Kepala Badan Pendapatan Daerah (BAPENDA) Kabupaten Bandung Barat, Duddi Prabowo, menyatakan bahwa pihaknya telah melakukan penetapan NJOP sesuai dengan ketentuan perundang-undangan yang berlaku. Senin, (09/09/2024).
“Kami telah menerima surat keberatan dari 80 warga Kota Baru Parahyangan terkait NJOP. Hari ini, kami berdiskusi dengan Sekda Kabupaten Bandung Barat, sesuai dengan arahan Penjabat Bupati. Secara normatif, apa yang telah kami lakukan sudah sesuai dengan ketentuan hukum yang berlaku, mulai dari Undang-Undang Nomor 1 Tahun 2022 tentang Hubungan Keuangan antara Pemerintah Pusat dan Pemerintah Daerah, Peraturan Bupati, dan Keputusan Bupati,” ungkap Duddi Prabowo saat diwawancarai.
Duddi menjelaskan bahwa penetapan NJOP ini didasarkan pada kajian konsultan, bukan sekadar keputusan sepihak.
“Kami menetapkan NJOP ini berdasarkan hasil kajian konsultan. Memang ada selisih yang signifikan antara harga pasar di Kota Baru Parahyangan dengan NJOP yang kami tetapkan. Saat ini, NJOP berada di kisaran Rp5 hingga Rp8 juta per meter persegi, sedangkan harga pasar berkisar antara Rp12 hingga Rp20 juta per meter persegi,” jelasnya.
Lebih lanjut, Duddi menegaskan bahwa warga memiliki hak untuk menyampaikan keberatan, dan pihaknya akan mempertimbangkan masukan tersebut.
“Hak warga negara atau wajib pajak untuk mengajukan keberatan tentu kami hargai. Namun, perlu diperhatikan bahwa penetapan NJOP ini sudah ditetapkan dalam Anggaran Pendapatan dan Belanja Daerah (APBD) yang sedang berjalan, dan mayoritas masyarakat juga sudah membayar,” tambahnya.
Duddi juga menyoroti pentingnya penerimaan pajak sebagai salah satu sumber pendapatan utama bagi Kabupaten Bandung Barat.
“Pajak masih menjadi salah satu sumber pendapatan daerah unggulan, termasuk Pajak Bumi dan Bangunan (PBB) serta Bea Perolehan Hak atas Tanah dan Bangunan (BPHTB), yang menyumbang hampir 40% Pendapatan Asli Daerah (PAD) Kabupaten Bandung Barat. Ini merupakan potensi besar yang perlu dioptimalkan,” tegasnya.
Menanggapi keberatan warga, Duddi menyatakan bahwa pihaknya siap untuk membuka ruang dialog dan mencari solusi terbaik, termasuk mempertimbangkan penyesuaian NJOP di masa mendatang.
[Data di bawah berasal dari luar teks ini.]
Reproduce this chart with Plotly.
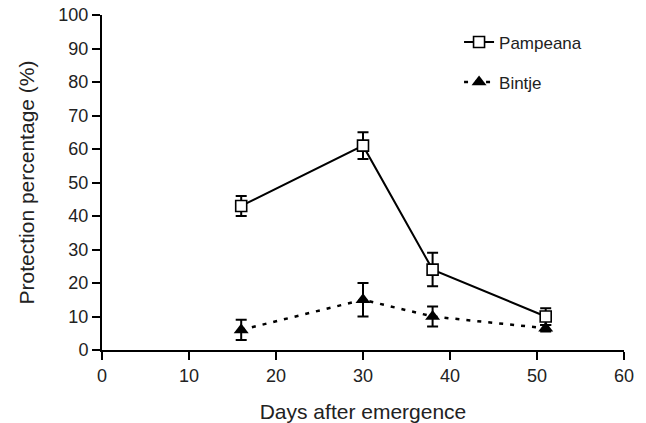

“Ada saluran yang bisa digunakan warga sesuai amanat undang-undang, termasuk dalam Perda. Kami akan terus berupaya mencari solusi terbaik yang adil bagi semua pihak,” pungkasnya.
Catatan Redaksi : Dengan adanya dialog ini, diharapkan dapat tercapai kesepakatan yang adil dan sesuai dengan kondisi di lapangan, sehingga kepentingan pemerintah daerah dan masyarakat dapat sejalan dalam pembangunan Kabupaten Bandung Barat.